What actually happened is that risk was taken on by different people, at different times, and in different ways.
In this cycle, risk has been absorbed by three groups.
First are those who were already liquidated.
High leverage and fragile cash flow meant they bore price, rate, and liquidity risk simultaneously.
The outcome was direct: forced sales, price cuts, or exit.
Second are those absorbing risk through time.
They can hold. Prices have not collapsed.
But they are paying through time, opportunity cost, and declining return efficiency.
This is the largest—and quietest—group in today’s market.
Third are those bearing risk passively.
Tenants, younger buyers, or owners without liquidity who cannot exit.
They absorb not investment mistakes, but the consequences of structural and policy shifts.

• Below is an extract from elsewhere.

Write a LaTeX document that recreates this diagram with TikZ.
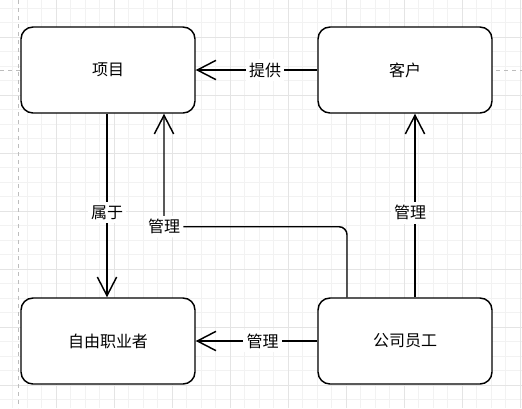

This is not a matter of choice, but of position.
The real divide, then, is not “buy or don’t buy.”
It is this:
Are you actively choosing which risk you are taking,
or passively absorbing risk for others?
The outcomes are very different.
If this cycle can be summarised in one sentence, it is this:
Risk has not vanished.
It has shifted from price collapse to a test of time, patience, and structure.
The ones truly carrying that risk are never “the market,”
but those without options—or unwilling to re-choose.
If what you feel right now is no crash but no relief,
no mistake but no progress,
then you are likely standing in the layer of the market that is currently absorbing risk.
That is not failure.
But it is a position worth recognising clearly.
In this cycle, London property risk has been absorbed unevenly—by different groups, at different times, and in different ways.
Conclusion
If you need prices to rise in order to feel you “bought right,”
this is not the time to buy.
If you can accept a period of stagnation—or a slow grind—
only then does buying become a real option.
This has nothing to do with whether a purchase is a “need.”
It has everything to do with whether you can live with slowness.
The same applies to investment.
If your return depends on near-term price appreciation,
this environment is not friendly.
Understanding London property risk is no longer about timing the market, but about recognising which risks you are willing to hold.
Postscript
The following people may be suited to buying now, regardless of whether the purchase is framed as “necessary”:
- Those who do not require price appreciation to validate their decision
- Those who can endure a prolonged period of stagnation
- Those buying structure and lived reality, rather than emotion
As Christmas approaches,
may we all gain a clearer understanding of what we truly need.